Set task
Retype only the lines from the one containing "Output the web page that produces this picture with Chart.js." through the one containing "const xTickText = ['0.5', '10', '15', '20', '25', '30'];", both included, word for word. Pictures stay out of the copy.

(Rows from a dataset of charts and code)
= = =

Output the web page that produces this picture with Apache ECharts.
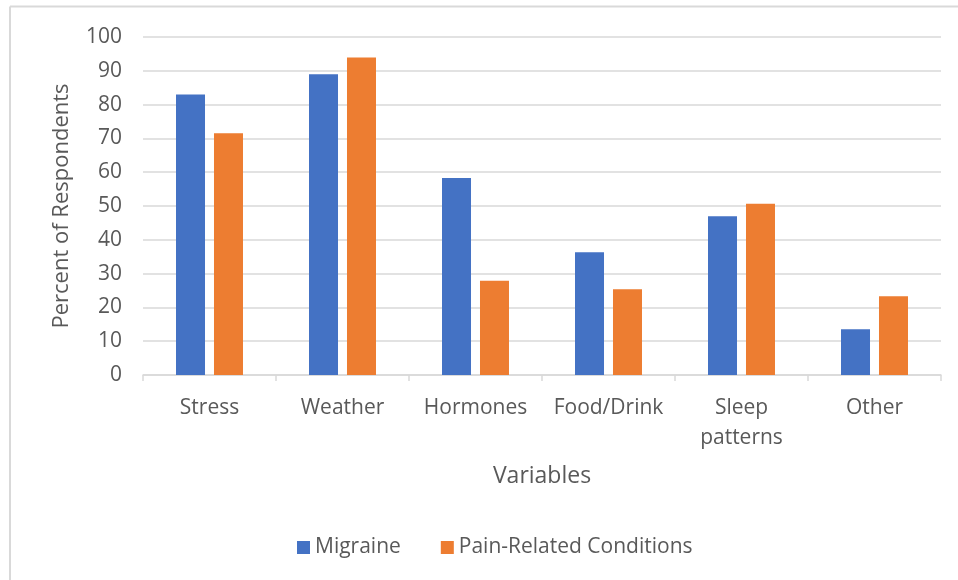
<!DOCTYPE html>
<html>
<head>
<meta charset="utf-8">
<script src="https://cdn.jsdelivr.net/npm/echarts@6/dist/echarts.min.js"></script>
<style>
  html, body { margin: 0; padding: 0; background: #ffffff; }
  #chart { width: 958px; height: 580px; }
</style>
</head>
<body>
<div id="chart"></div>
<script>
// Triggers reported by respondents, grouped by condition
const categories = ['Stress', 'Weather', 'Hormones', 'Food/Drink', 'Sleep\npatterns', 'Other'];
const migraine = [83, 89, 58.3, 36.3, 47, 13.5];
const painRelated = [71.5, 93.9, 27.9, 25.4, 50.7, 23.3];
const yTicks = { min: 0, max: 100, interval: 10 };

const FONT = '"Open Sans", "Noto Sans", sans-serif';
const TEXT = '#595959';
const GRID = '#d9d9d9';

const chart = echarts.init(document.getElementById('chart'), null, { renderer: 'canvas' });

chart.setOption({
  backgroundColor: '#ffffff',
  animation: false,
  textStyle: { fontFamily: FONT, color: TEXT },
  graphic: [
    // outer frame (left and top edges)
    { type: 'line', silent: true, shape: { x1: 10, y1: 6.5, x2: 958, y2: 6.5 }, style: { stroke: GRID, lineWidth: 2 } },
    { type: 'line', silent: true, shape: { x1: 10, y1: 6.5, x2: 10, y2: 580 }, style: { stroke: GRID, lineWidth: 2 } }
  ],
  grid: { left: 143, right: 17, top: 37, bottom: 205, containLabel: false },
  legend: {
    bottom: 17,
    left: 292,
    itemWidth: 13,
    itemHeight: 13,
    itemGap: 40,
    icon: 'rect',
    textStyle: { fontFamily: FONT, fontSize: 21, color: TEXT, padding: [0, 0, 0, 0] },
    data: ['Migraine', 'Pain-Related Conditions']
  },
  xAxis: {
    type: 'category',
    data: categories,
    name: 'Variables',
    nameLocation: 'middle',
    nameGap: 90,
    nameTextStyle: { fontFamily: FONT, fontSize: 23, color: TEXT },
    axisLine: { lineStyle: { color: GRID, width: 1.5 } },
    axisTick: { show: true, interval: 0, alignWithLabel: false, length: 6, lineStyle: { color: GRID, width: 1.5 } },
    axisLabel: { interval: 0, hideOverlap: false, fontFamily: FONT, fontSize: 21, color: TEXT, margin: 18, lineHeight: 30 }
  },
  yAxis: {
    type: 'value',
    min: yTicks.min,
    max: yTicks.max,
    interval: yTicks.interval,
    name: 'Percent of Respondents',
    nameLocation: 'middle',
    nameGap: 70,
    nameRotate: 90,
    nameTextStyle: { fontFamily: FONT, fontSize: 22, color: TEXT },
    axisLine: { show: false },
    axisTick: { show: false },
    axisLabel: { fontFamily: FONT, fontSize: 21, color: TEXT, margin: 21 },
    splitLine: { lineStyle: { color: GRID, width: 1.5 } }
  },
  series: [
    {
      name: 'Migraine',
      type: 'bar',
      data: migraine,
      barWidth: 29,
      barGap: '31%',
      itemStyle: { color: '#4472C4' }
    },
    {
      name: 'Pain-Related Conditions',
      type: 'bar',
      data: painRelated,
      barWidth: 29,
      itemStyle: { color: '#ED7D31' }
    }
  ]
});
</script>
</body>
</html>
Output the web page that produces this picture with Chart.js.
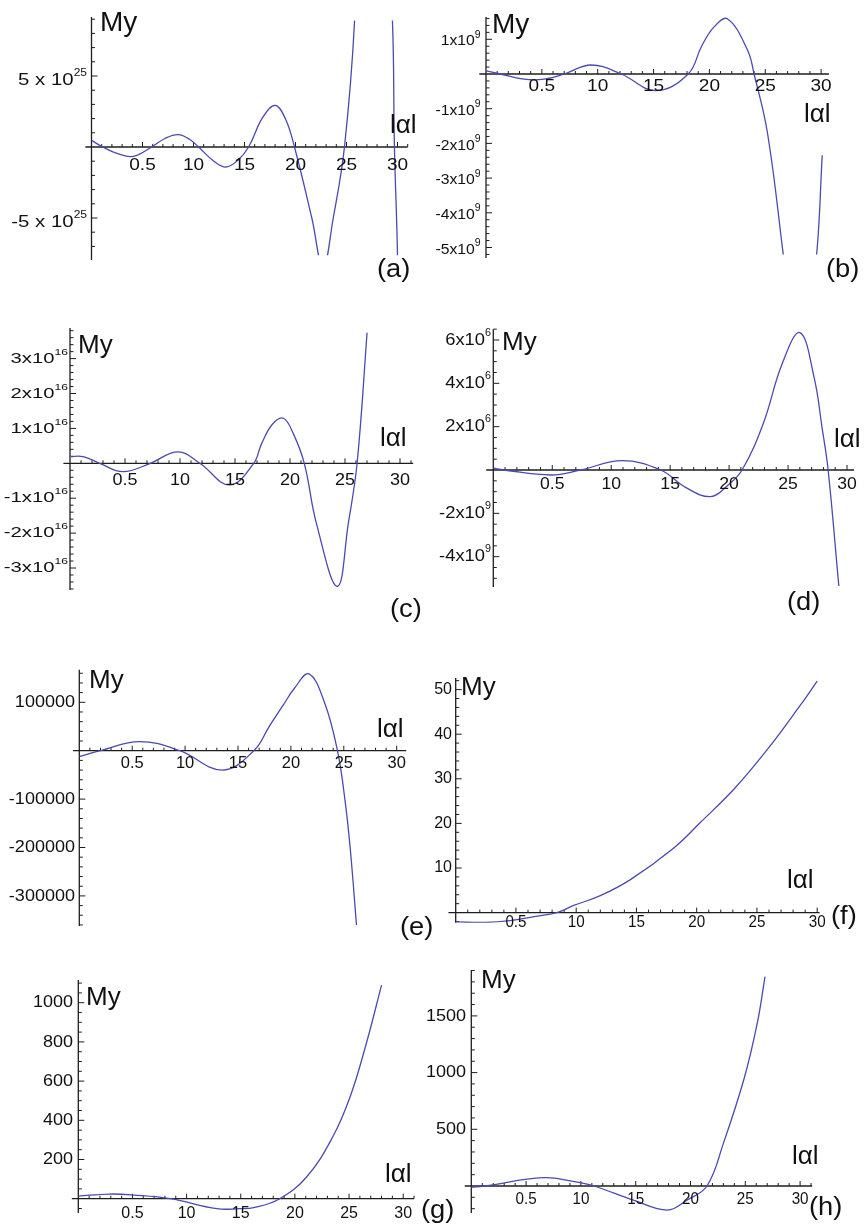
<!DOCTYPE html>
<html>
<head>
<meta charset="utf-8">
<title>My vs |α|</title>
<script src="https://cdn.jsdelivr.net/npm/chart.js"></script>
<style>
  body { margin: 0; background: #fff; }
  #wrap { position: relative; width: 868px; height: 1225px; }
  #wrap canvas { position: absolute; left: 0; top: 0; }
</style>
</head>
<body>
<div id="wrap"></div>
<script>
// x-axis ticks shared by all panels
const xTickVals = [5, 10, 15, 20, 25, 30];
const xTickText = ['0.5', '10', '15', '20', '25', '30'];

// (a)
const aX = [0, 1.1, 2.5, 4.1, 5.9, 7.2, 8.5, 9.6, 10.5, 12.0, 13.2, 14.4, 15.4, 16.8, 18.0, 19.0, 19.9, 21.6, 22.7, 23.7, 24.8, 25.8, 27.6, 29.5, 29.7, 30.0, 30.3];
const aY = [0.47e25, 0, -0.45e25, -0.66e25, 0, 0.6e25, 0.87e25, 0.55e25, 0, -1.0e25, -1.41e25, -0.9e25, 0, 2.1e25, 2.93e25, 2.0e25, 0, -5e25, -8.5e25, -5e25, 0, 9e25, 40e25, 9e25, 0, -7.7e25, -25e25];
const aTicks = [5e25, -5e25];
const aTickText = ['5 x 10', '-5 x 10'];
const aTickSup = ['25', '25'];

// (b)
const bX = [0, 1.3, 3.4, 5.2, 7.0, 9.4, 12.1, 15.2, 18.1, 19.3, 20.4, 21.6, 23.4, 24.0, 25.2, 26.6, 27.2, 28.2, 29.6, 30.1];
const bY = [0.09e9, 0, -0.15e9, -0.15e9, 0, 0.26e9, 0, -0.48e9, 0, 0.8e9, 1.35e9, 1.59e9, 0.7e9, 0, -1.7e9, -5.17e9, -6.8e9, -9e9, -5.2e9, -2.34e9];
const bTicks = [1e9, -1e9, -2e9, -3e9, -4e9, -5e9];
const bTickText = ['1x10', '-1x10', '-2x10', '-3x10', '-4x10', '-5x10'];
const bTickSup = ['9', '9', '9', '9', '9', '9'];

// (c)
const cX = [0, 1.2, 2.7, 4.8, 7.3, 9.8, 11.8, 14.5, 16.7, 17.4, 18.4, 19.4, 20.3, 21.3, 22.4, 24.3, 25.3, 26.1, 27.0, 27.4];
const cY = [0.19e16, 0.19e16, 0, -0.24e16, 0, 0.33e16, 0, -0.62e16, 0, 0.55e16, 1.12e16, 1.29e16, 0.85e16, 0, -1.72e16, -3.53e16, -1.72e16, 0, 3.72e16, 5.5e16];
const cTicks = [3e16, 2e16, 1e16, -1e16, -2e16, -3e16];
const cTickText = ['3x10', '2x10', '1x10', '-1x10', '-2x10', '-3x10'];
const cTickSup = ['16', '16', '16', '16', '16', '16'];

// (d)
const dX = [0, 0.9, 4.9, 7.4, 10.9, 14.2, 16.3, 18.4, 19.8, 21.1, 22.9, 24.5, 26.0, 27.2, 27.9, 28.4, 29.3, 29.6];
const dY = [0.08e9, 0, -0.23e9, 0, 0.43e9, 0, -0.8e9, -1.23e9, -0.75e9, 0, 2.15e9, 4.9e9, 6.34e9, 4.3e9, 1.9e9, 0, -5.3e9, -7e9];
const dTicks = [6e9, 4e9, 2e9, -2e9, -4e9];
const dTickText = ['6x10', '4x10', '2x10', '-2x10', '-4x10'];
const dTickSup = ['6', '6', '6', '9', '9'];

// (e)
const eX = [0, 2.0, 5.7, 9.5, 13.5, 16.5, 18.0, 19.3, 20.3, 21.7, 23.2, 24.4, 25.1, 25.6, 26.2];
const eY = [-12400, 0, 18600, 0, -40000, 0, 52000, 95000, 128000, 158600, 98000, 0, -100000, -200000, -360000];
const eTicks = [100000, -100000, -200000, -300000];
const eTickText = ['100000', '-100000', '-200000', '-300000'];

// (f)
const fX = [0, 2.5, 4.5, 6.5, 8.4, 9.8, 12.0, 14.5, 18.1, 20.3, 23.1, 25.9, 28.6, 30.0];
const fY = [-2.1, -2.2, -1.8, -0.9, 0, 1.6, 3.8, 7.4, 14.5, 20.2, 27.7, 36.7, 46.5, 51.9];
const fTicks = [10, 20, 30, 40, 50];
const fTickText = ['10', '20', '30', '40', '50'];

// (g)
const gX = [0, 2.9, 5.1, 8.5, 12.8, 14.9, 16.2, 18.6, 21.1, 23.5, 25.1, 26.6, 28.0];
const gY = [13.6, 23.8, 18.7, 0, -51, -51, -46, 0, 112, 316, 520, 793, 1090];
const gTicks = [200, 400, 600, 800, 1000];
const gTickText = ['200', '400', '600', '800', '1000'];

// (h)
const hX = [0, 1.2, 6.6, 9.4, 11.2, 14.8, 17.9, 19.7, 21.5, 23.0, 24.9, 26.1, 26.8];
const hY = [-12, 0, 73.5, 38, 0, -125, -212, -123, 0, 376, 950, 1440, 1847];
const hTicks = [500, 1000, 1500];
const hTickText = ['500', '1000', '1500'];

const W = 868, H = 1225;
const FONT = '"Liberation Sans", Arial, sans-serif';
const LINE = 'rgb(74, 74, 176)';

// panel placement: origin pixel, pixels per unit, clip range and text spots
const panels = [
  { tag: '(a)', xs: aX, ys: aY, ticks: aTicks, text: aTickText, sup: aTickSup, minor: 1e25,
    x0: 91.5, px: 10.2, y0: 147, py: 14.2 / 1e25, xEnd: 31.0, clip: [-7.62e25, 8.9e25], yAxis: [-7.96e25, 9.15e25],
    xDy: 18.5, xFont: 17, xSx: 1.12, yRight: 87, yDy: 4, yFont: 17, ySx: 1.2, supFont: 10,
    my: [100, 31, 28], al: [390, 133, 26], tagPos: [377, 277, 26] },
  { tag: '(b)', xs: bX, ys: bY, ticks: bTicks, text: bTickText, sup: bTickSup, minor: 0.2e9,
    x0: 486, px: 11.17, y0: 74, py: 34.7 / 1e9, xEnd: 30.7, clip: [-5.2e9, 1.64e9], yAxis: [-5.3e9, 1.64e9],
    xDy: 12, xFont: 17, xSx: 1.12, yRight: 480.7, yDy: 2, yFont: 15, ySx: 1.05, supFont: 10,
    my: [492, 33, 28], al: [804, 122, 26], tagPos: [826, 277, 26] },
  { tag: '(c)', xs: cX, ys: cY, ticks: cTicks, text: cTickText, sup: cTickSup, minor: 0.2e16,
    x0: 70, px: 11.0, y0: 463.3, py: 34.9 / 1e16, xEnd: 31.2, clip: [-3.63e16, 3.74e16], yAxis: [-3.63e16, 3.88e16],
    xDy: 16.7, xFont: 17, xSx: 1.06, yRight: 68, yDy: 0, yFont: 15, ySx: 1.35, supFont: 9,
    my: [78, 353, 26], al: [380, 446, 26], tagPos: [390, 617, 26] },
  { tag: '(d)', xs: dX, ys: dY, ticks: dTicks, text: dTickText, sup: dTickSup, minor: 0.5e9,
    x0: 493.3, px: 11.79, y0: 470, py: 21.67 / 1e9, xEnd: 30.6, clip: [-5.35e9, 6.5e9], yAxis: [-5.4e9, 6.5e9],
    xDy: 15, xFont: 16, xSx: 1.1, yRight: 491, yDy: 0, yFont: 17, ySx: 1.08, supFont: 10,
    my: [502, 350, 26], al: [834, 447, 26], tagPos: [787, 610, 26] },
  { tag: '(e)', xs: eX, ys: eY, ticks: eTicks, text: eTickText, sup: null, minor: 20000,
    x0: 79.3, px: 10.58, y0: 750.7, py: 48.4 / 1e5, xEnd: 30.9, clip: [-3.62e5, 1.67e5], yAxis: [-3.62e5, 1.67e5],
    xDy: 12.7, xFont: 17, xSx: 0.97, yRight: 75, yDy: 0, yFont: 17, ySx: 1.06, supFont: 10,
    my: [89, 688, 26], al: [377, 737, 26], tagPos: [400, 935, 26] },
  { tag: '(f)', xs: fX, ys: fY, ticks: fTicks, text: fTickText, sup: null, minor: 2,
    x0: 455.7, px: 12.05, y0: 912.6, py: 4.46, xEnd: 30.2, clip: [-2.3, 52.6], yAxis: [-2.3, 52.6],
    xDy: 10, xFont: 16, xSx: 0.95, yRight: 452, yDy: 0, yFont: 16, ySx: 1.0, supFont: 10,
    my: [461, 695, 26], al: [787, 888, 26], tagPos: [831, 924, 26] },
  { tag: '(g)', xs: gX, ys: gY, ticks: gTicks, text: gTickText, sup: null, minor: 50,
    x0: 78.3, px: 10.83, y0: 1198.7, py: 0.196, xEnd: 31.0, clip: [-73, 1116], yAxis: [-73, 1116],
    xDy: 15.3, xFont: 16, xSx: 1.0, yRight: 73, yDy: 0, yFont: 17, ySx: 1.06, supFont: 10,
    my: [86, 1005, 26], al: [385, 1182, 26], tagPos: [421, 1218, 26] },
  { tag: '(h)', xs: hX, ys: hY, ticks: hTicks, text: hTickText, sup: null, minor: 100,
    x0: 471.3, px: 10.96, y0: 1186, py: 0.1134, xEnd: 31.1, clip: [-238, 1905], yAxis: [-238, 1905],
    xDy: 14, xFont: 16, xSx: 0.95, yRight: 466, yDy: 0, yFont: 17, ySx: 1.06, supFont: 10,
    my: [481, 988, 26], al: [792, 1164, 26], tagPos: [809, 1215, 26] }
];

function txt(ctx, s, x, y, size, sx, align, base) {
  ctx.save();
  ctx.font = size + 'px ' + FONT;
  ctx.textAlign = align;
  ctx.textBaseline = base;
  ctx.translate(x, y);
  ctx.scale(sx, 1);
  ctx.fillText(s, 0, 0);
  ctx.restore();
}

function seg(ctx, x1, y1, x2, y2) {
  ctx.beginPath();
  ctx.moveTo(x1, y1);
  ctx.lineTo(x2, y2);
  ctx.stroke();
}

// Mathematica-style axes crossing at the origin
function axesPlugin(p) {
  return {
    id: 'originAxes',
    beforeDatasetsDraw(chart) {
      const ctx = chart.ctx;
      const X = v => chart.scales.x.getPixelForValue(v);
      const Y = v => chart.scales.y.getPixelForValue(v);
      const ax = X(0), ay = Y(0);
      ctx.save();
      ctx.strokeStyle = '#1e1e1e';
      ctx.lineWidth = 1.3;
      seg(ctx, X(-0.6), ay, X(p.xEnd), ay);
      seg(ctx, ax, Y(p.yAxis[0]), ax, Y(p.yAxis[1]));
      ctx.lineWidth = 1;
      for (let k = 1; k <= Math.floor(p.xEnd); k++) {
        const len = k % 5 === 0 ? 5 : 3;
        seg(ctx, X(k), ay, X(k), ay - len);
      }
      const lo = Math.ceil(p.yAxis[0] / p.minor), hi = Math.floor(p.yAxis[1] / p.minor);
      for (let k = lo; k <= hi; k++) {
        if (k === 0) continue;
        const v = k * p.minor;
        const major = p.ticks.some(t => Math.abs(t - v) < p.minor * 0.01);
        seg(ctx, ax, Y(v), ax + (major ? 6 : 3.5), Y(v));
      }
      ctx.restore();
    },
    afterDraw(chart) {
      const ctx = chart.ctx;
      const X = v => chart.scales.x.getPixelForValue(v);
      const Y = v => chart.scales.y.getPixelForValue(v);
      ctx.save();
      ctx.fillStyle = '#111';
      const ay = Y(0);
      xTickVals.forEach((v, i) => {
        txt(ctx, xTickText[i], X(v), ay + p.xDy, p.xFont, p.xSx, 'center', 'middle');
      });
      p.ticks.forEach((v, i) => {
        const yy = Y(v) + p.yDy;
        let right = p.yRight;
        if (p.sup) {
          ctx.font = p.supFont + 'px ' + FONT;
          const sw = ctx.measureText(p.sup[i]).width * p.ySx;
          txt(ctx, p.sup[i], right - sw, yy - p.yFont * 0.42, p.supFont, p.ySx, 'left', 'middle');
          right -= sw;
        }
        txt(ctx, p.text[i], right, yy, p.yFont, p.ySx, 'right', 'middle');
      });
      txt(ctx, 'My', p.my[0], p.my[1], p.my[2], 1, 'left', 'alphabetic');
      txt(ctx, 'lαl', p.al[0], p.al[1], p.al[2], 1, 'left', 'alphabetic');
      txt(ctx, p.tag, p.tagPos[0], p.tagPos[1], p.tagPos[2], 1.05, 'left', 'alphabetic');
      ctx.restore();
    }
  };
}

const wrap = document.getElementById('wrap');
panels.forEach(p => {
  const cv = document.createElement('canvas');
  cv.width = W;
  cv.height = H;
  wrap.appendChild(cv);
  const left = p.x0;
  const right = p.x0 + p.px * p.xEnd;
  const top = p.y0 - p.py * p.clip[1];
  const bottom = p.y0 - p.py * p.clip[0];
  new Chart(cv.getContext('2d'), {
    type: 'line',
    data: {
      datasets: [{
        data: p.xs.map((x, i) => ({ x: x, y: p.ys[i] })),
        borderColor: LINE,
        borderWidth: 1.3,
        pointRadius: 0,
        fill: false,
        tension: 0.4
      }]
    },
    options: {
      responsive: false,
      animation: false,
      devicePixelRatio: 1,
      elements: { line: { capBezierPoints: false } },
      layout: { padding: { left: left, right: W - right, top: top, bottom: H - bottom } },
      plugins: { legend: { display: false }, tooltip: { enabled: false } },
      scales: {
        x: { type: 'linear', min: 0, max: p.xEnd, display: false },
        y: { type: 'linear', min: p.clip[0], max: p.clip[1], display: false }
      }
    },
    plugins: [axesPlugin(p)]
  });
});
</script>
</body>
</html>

= = =

Response to this task
Output the web page that produces this picture with Chart.js.
<!DOCTYPE html>
<html>
<head>
<meta charset="utf-8">
<title>My vs |α|</title>
<script src="https://cdn.jsdelivr.net/npm/chart.js"></script>
<style>
  body { margin: 0; background: #fff; }
  #wrap { position: relative; width: 868px; height: 1225px; }
  #wrap canvas { position: absolute; left: 0; top: 0; }
</style>
</head>
<body>
<div id="wrap"></div>
<script>
// x-axis ticks shared by all panels
const xTickVals = [5, 10, 15, 20, 25, 30];
const xTickText = ['0.5', '10', '15', '20', '25', '30'];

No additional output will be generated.